This month's Urban Fantasy Magazine is all about guilt and the weight of actions. In the first story, the weight comes in the form of a child, half-mer, who is never really allowed to be her own person. In the second the weight comes from a dead friend, one who is never really allowed to pass on. Both are interesting and sad and do a good job at showing how actions can lead to these weights, how people construct mental walls that keep them alone and suffering, and both give small hints at how those walls might come crumbling down. So let's get to it!
"Tides Beckoning" by Michael T. Banker (4952 words)
This is a story about a couple having a child, only things don't quite go to plan. The child is half-mer, which means that Therese, the mother, cheated on Dennis, the father, with a merman. The child that is born of that joining is one that Dennis in some ways resents but one that he tries to love regardless, though for the ways that she is human and not the ways that she is mer. It's an interesting story, the parents both living with a child that is more reminder of the transgression between them, their Chelsea a child yes, but also a weight that keeps them apart and bitter despite that they stay together. Of course, Chelsea also ends up being what draws them back together, what gets them to realize that maybe their relationship is stronger than what happened. Because when Chelsea gets a ride to the ocean she finds herself in the wide beyond, out of her comfort zone and in need of help. It's a strange story, filled with startling imagery and with Chelsea, who is so obviously human and yet other as well, wild and untamed and who suffers having to live as her parents force her to. I feel there might be a statement in here about raising children in general, about infidelity and forgiveness, and nI liked how Chelsea was still a teen for all her differences. I wanted a bit more from her, honestly, and less from her parents, because while her parents still treat her like a weight on their relationship, she lives a life between places, apparently unable to return to the sea but desperate for it. I think her character was most interesting, though perhaps underused here. Still, it's a story worth spending some time with.
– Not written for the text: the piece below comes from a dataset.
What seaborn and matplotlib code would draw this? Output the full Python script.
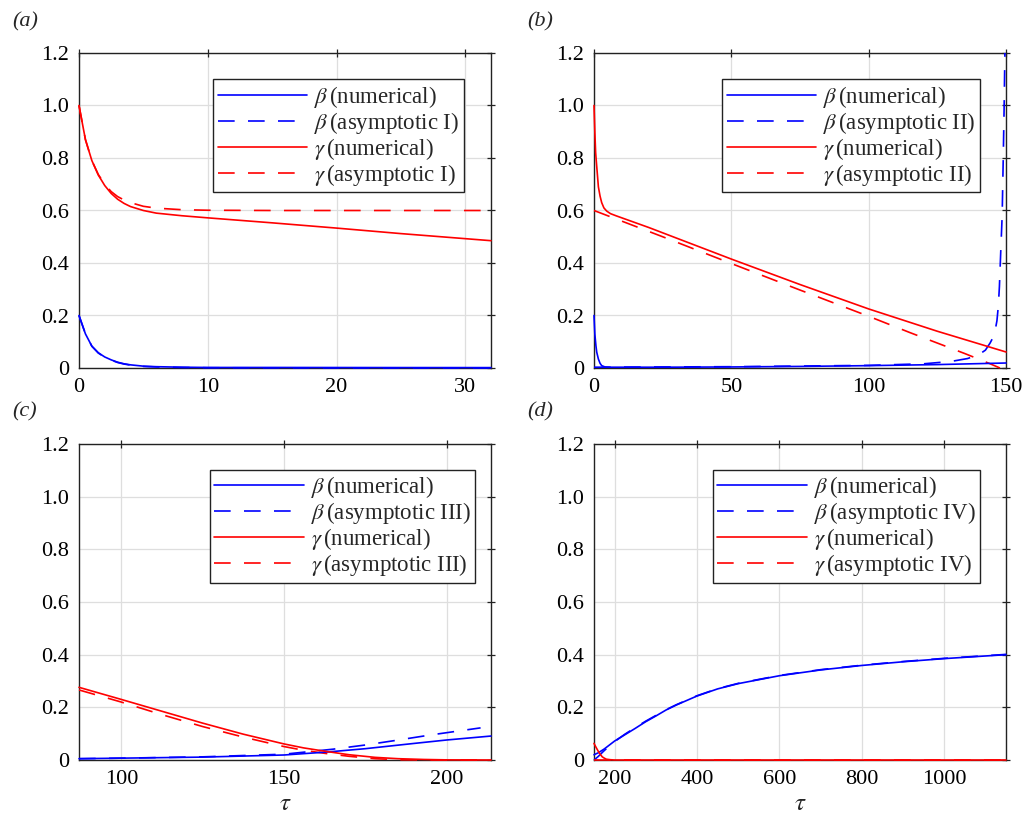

"D.J.'s Locker" by H.L. Fullerton (1654 words)
A story about guilt and the stupid mistakes made as a child, this one does a nice job of exploring the mind of a child deeply effected by grief. And, more than grief, by the weight of mistakes made when he was too young to understand his actions fully. Trying to run from his guilt at the role he had in his best friend's death, Jonah is plagued by reminders, by sand dollars with messages to him. What they are saying is a little bit up in the air, but it's obvious that D.J., his best friend, wants to talk to him. Perhaps it's to forgive him. Perhaps it's to get Jonah to forgive himself. It's something that Jonah doesn't want to face, that he doesn't want to think about. He invents other ways that D.J. died, hurtful ways that he tells people. But it doesn't soften his guilt or his fear. And, to me, the truth is that it's something that will never leave fully. There is a sense that regardless of what happens, that Jonah is not just getting over this. And perhaps he shouldn't. Yes, he is a child and he didn't properly understand what was happening. And it's not all his fault. But his friend died. And that's not something that just goes away, especially because everyone else knows, and though they don't talk about it they do seem to place some of the blame on him. Like in the last story, this one act becomes a weight on him going forward. And in the end that guilt, that weight, sort of shows itself, not exactly as the boy that Jonah knew, but as a construct of Jonah's own mind, dredged up from the depths and dark and twisted and needing to be dealt with. Whether or not Jonah actually manages to do that is left up in the air, left unanswered, but it is an interesting and moody story that examines childhood tragedy and guilt. A quite good story!